I’m leaning towards squid because its ends didn’t seem as firm and round as some of the pyrosomes, but maybe I didn’t see the official end. They look like they’d break easily.

It’s too bad the DeLoach video (your link #1) didn’t have embryos in the egg case.

Any other IDs I can overanalyze? :rofl:

the second link i posted above does sort of describe what the author thinks distinguishes squid eggs from pyrosomes:

Transparent, pink dots in long thin swirling lines, fragile in appearance–check check check, and check.

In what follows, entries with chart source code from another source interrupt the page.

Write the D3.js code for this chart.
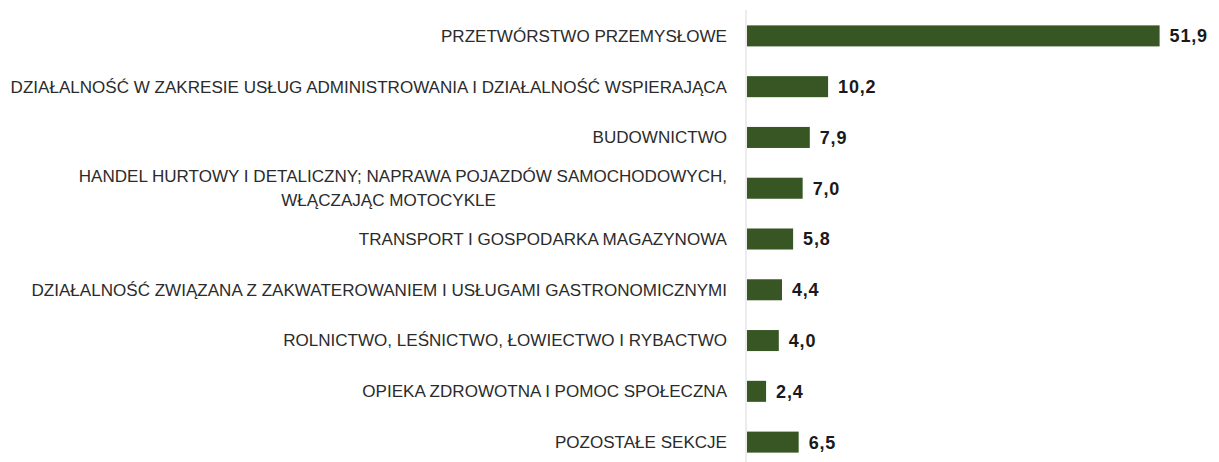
<html>
<head>
<meta charset="utf-8">
<script src="https://d3js.org/d3.v7.min.js"></script>
<style>
  body { margin: 0; background: white; }
  svg { display: block; }
</style>
</head>
<body>
<svg width="1219" height="462"></svg>
<script>
// data
var categories = [
  ["PRZETWÓRSTWO PRZEMYSŁOWE"],
  ["DZIAŁALNOŚĆ W ZAKRESIE USŁUG ADMINISTROWANIA I DZIAŁALNOŚĆ WSPIERAJĄCA"],
  ["BUDOWNICTWO"],
  ["HANDEL HURTOWY I DETALICZNY; NAPRAWA POJAZDÓW SAMOCHODOWYCH,", "WŁĄCZAJĄC MOTOCYKLE"],
  ["TRANSPORT I GOSPODARKA MAGAZYNOWA"],
  ["DZIAŁALNOŚĆ ZWIĄZANA Z ZAKWATEROWANIEM I USŁUGAMI GASTRONOMICZNYMI"],
  ["ROLNICTWO, LEŚNICTWO, ŁOWIECTWO I RYBACTWO"],
  ["OPIEKA ZDROWOTNA I POMOC SPOŁECZNA"],
  ["POZOSTAŁE SEKCJE"]
]
var values = [51.9, 10.2, 7.9, 7.0, 5.8, 4.4, 4.0, 2.4, 6.5]
var valueLabels = ["51,9", "10,2", "7,9", "7,0", "5,8", "4,4", "4,0", "2,4", "6,5"]

const axisX = 746
const labelRight = 727
const labelWidest = 717
const barColor = "#375623"

var svg = d3.select("svg")
var idx = d3.range(values.length)

var x = d3.scaleLinear().domain([0, 52]).range([axisX + 1, axisX + 1 + 52 * 7.95])
var y = d3.scaleBand().domain(idx).range([10.5, 467.5]).paddingInner(0.586).paddingOuter(0.293)

// bars
svg.append("g").selectAll("rect").data(idx).enter().append("rect")
  .attr("x", x(0))
  .attr("y", function(i){ return y(i) })
  .attr("width", function(i){ return x(values[i]) - x(0) })
  .attr("height", y.bandwidth())
  .style("fill", barColor)

// vertical axis line
svg.append("line")
  .attr("x1", axisX).attr("x2", axisX)
  .attr("y1", 10).attr("y2", 462)
  .style("stroke", "#d9d9d9").style("stroke-width", 1)

// category labels
var lab = svg.append("g").style("font-family", "'Liberation Sans Narrow', 'Liberation Sans', sans-serif")
  .style("font-size", "17px").style("fill", "#2b2b2b")

var groups = lab.selectAll("g").data(idx).enter().append("g")
groups.each(function(i){
  var g = d3.select(this)
  var lines = categories[i]
  var cy = y(i) + y.bandwidth() / 2
  lines.forEach(function(t, k){
    g.append("text")
      .attr("data-line", k)
      .attr("y", cy + (k - (lines.length - 1) / 2) * 24)
      .attr("dy", "0.35em")
      .text(t)
  })
})

// squeeze to match the narrow original font
var longest = 0
lab.selectAll("text").each(function(){ longest = Math.max(longest, this.getComputedTextLength()) })
var k = labelWidest / longest
groups.each(function(i){
  var texts = d3.select(this).selectAll("text")
  var w0 = texts.nodes()[0].getComputedTextLength()
  texts.each(function(){
    var t = d3.select(this)
    if (+t.attr("data-line") === 0) {
      t.attr("text-anchor", "end").attr("transform", "translate(" + labelRight + ",0) scale(" + k + ",1)")
    } else {
      var cx = labelRight - w0 * k / 2 - 14
      t.attr("text-anchor", "middle").attr("transform", "translate(" + cx + ",0) scale(" + k + ",1)")
    }
  })
})

// value labels
svg.append("g").selectAll("text").data(idx).enter().append("text")
  .attr("x", function(i){ return x(values[i]) + 10 })
  .attr("y", function(i){ return y(i) + y.bandwidth() / 2 })
  .attr("dy", "0.36em")
  .style("font-family", "'Liberation Sans', sans-serif")
  .style("font-weight", "bold")
  .style("font-size", "18px")
  .style("letter-spacing", "0.8px")
  .style("fill", "#1a1a1a")
  .text(function(i){ return valueLabels[i] })
</script>
</body>
</html>
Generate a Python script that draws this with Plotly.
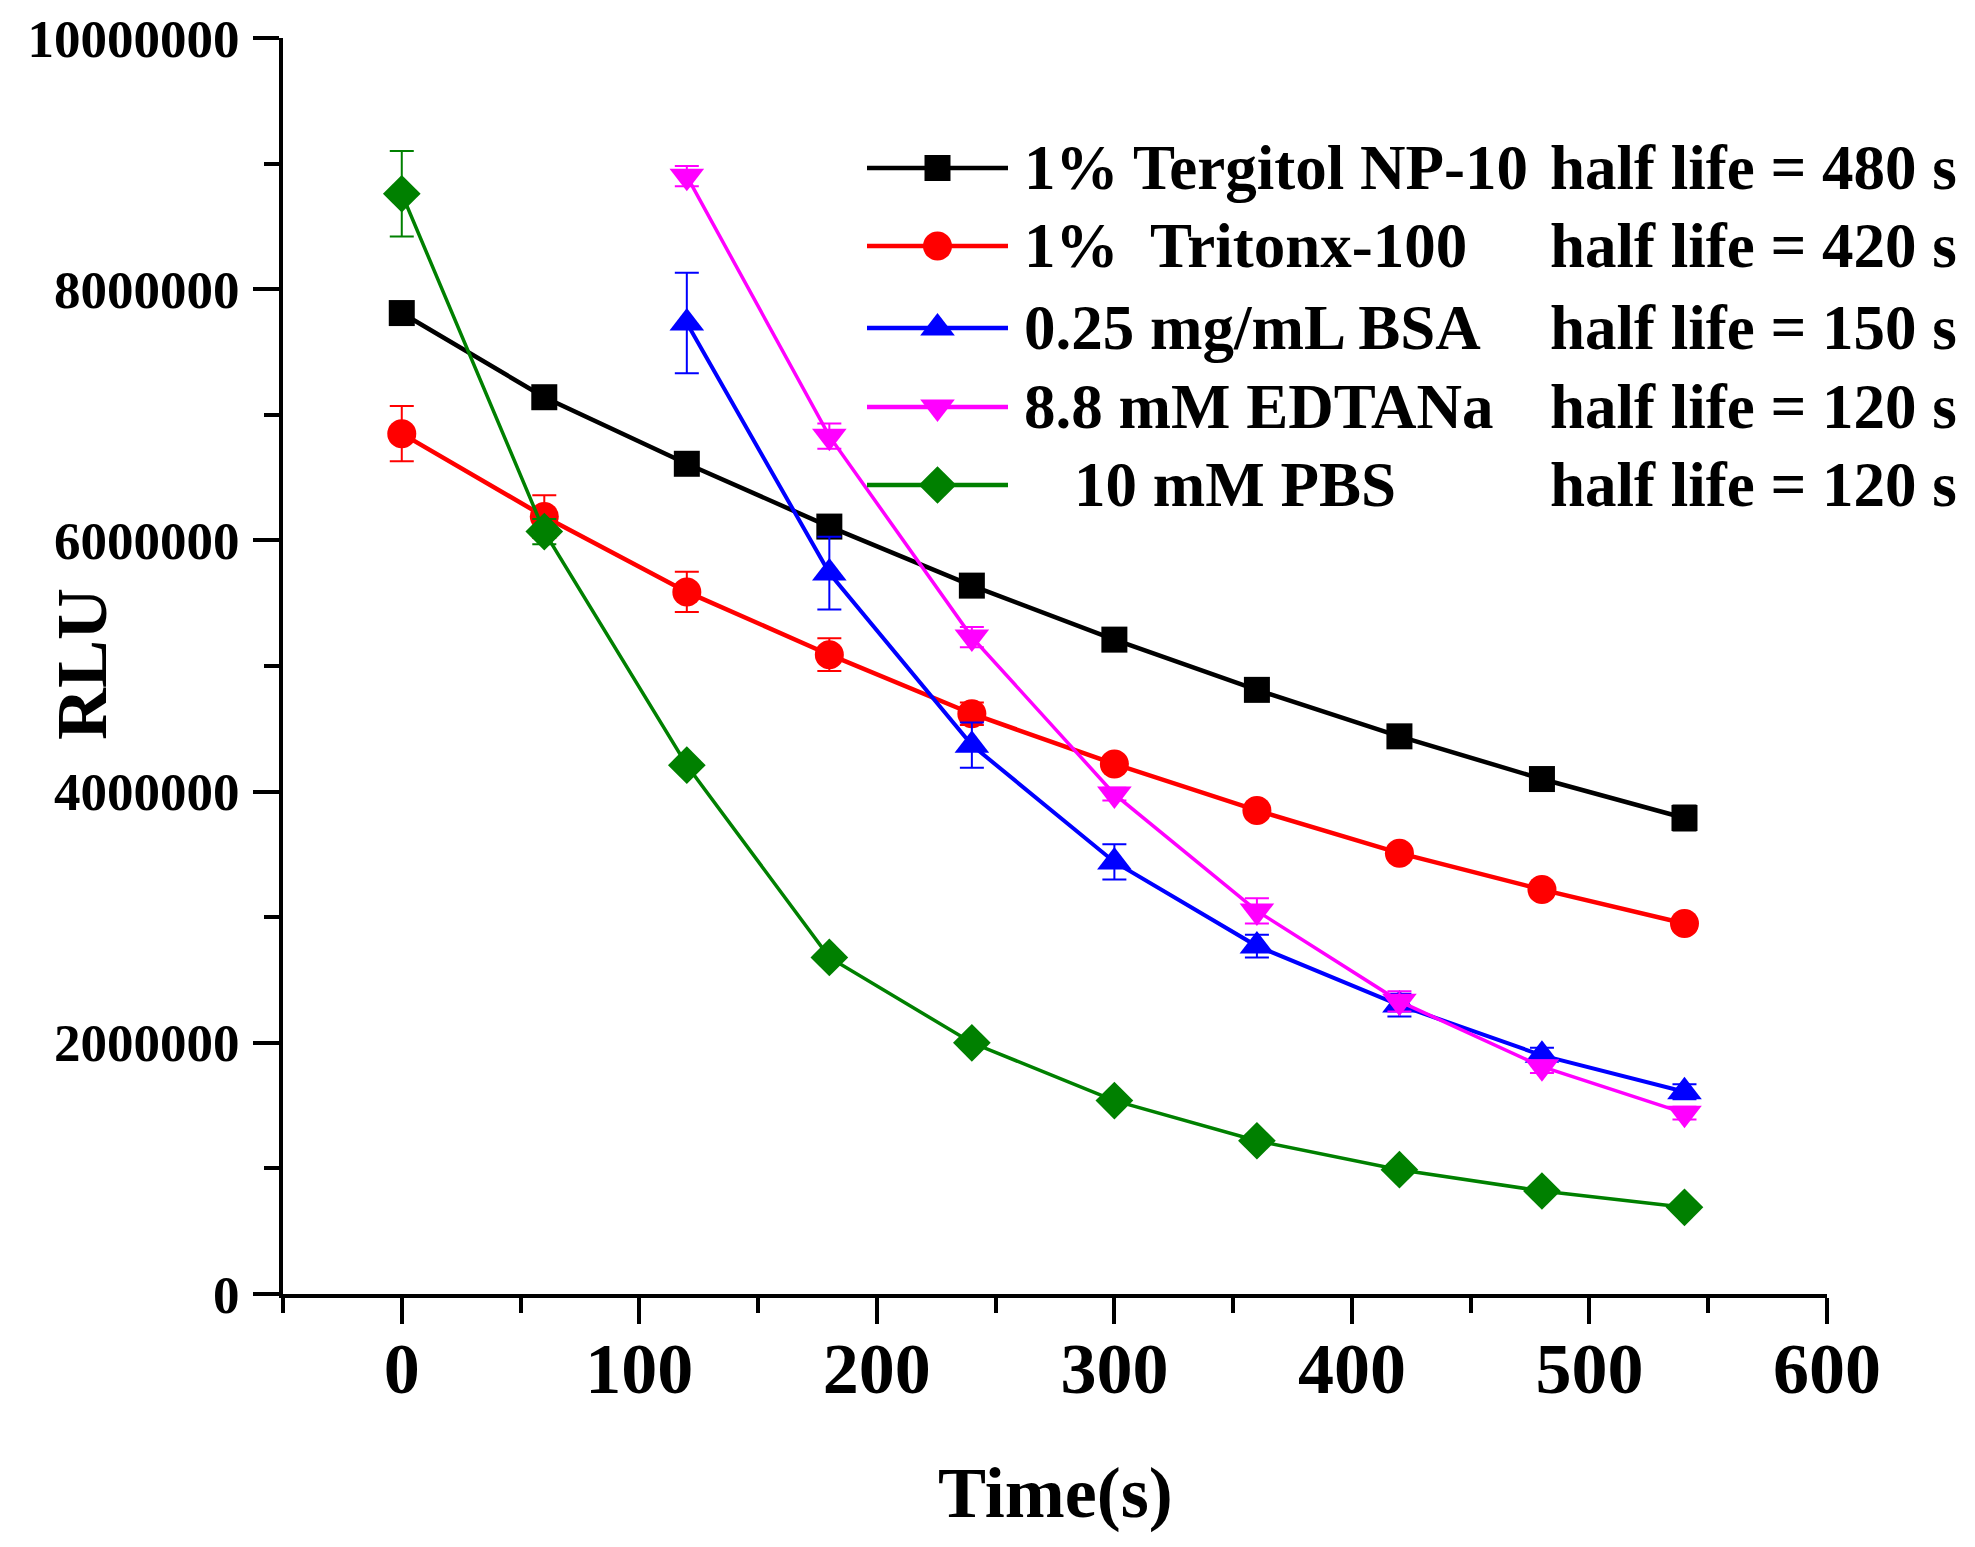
import plotly.graph_objects as go

# ---------------- data ----------------
time_all = [0, 60, 120, 180, 240, 300, 360, 420, 480, 540]
time_late = [120, 180, 240, 300, 360, 420, 480, 540]

tergitol = [7.81e6, 7.14e6, 6.61e6, 6.11e6, 5.64e6, 5.21e6, 4.81e6, 4.44e6, 4.10e6, 3.79e6]
tergitol_err = [0.03e6, 0.04e6, 0.04e6, 0.04e6, 0.04e6, 0.04e6, 0.04e6, 0.04e6, 0.05e6, 0.10e6]

triton = [6.85e6, 6.19e6, 5.59e6, 5.09e6, 4.62e6, 4.22e6, 3.85e6, 3.51e6, 3.22e6, 2.95e6]
triton_err = [0.22e6, 0.17e6, 0.16e6, 0.13e6, 0.09e6, 0.05e6, 0.05e6, 0.05e6, 0.05e6, 0.05e6]

bsa = [7.73e6, 5.74e6, 4.37e6, 3.44e6, 2.77e6, 2.30e6, 1.90e6, 1.61e6]
bsa_err = [0.40e6, 0.29e6, 0.18e6, 0.14e6, 0.09e6, 0.09e6, 0.06e6, 0.06e6]

edta = [8.90e6, 6.83e6, 5.23e6, 3.98e6, 3.05e6, 2.33e6, 1.81e6, 1.44e6]
edta_err = [0.08e6, 0.10e6, 0.08e6, 0.05e6, 0.10e6, 0.08e6, 0.05e6, 0.05e6]

pbs = [8.76e6, 6.07e6, 4.21e6, 2.68e6, 2.00e6, 1.54e6, 1.22e6, 0.99e6, 0.82e6, 0.69e6]
pbs_err = [0.34e6, 0.10e6, 0.04e6, 0.04e6, 0.04e6, 0.03e6, 0.03e6, 0.03e6, 0.03e6, 0.03e6]

names = ["1% Tergitol NP-10", "1%  Tritonx-100", "0.25 mg/mL BSA", "8.8 mM EDTANa", "10 mM PBS"]
half_lives = ["half life = 480 s", "half life = 420 s", "half life = 150 s",
              "half life = 120 s", "half life = 120 s"]

y_ticks = [0, 2000000, 4000000, 6000000, 8000000, 10000000]
x_ticks = [0, 100, 200, 300, 400, 500, 600]

# ---------------- styles ----------------
FONT = "Liberation Serif"
series = [
    (time_all, tergitol, tergitol_err, "#000000", "square", 26, 4.5),
    (time_all, triton, triton_err, "#FF0000", "circle", 29, 4.5),
    (time_late, bsa, bsa_err, "#0000FF", "triangle-up", 30, 4),
    (time_late, edta, edta_err, "#FF00FF", "triangle-down", 30, 3.5),
    (time_all, pbs, pbs_err, "#008000", "diamond", 29, 3.5),
]

fig = go.Figure()
for (xs, ys, es, col, sym, sz, lw), nm in zip(series, names):
    fig.add_trace(go.Scatter(
        x=xs, y=ys, mode="lines+markers", name=nm, showlegend=False,
        line=dict(color=col, width=lw),
        marker=dict(symbol=sym, size=sz, color=col, opacity=1, line=dict(width=0)),
        error_y=dict(type="data", array=es, visible=True, color=col,
                     thickness=2, width=12),
        cliponaxis=False,
    ))

# ---------------- manual legend on a pixel-space overlay axis ----------------
row_y = [168, 246, 328, 407, 485]
line_x0, line_x1 = 867, 1008
name_x = [1022, 1022, 1022, 1022, 1072]
hl_x = 1548
for i, ((xs, ys, es, col, sym, sz, lw), nm) in enumerate(zip(series, names)):
    fig.add_trace(go.Scatter(
        x=[line_x0, (line_x0 + line_x1) / 2, line_x1], y=[row_y[i]] * 3,
        xaxis="x2", yaxis="y2", mode="lines+markers", showlegend=False,
        line=dict(color=col, width=4.5),
        marker=dict(symbol=sym, size=[0, sz, 0], color=col, opacity=1,
                    line=dict(width=0)),
        hoverinfo="skip", cliponaxis=False,
    ))
    fig.add_annotation(x=name_x[i], y=row_y[i], xref="x2", yref="y2",
                       text=nm.replace("  ", "\u00a0\u00a0"), showarrow=False,
                       xanchor="left", yanchor="middle",
                       font=dict(family=FONT, size=63, color="black", weight="bold"))
    fig.add_annotation(x=hl_x, y=row_y[i], xref="x2", yref="y2",
                       text=half_lives[i], showarrow=False,
                       xanchor="left", yanchor="middle",
                       font=dict(family=FONT, size=63, color="black", weight="bold"))

# axis titles (paper coordinates)
fig.add_annotation(x=0.5006, y=-0.1584, xref="paper", yref="paper", text="Time(s)",
                   showarrow=False, xanchor="center", yanchor="middle",
                   font=dict(family=FONT, size=72, color="black", weight="bold"))
fig.add_annotation(x=-0.1302, y=0.5016, xref="paper", yref="paper", text="RLU",
                   textangle=-90, showarrow=False, xanchor="center", yanchor="middle",
                   font=dict(family=FONT, size=72, color="black", weight="bold"))

fig.update_layout(
    width=1975, height=1547,
    margin=dict(l=275, r=156, t=30, b=261),
    paper_bgcolor="white", plot_bgcolor="white",
    showlegend=False,
    xaxis=dict(
        range=[-50, 600], tickvals=x_ticks, showgrid=False, zeroline=False,
        automargin=False,
        showline=True, linecolor="black", linewidth=4,
        ticks="outside", ticklen=26, tickwidth=4, tickcolor="black",
        minor=dict(dtick=50, tick0=0, ticks="outside", ticklen=15, tickwidth=4,
                   tickcolor="black", showgrid=False),
        tickfont=dict(family=FONT, size=72, color="black", weight="bold"),
        ticklabelstandoff=-17,
    ),
    yaxis=dict(
        range=[0, 10000000], tickvals=y_ticks, tickformat="d",
        showgrid=False, zeroline=False, automargin=False,
        showline=True, linecolor="black", linewidth=4,
        ticks="outside", ticklen=26, tickwidth=4, tickcolor="black",
        minor=dict(dtick=1000000, tick0=0, ticks="outside", ticklen=15, tickwidth=4,
                   tickcolor="black", showgrid=False),
        tickfont=dict(family=FONT, size=53, color="black", weight="bold"),
        ticklabelstandoff=3,
    ),
    xaxis2=dict(range=[283, 1827], overlaying="x", anchor="y2", visible=False,
                fixedrange=True, automargin=False),
    yaxis2=dict(range=[1294, 38], overlaying="y", anchor="x2", visible=False,
                fixedrange=True, automargin=False),
)

fig.write_html("out.html")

additionally, when i look at pictures of squid eggs online, it looks to me like if you were to invert the thing so that the inside of the tube became the outside, it would look exactly the same. but in a pyrosome, the inside of the tube looks different from the outside of the tube. it looks like each of the individual creatures that comprise the pyrosome are themselves like little tubes, with a distinct mouth and butt, with mouth (i assume) facing the inside of the tube and butt (i assume) facing the outside of the tube.

Yes, that’s what they said in the video and their blog. And I agree that the iNat observation looks like it would be the same the same inside out.

But if you look at the observations “confirmed” as pyrosomes (and pictures all over Google), you see a bunch of pyrosome IDs that, under that definition, are squid eggs. I wonder how we’d find an expert to sort it out.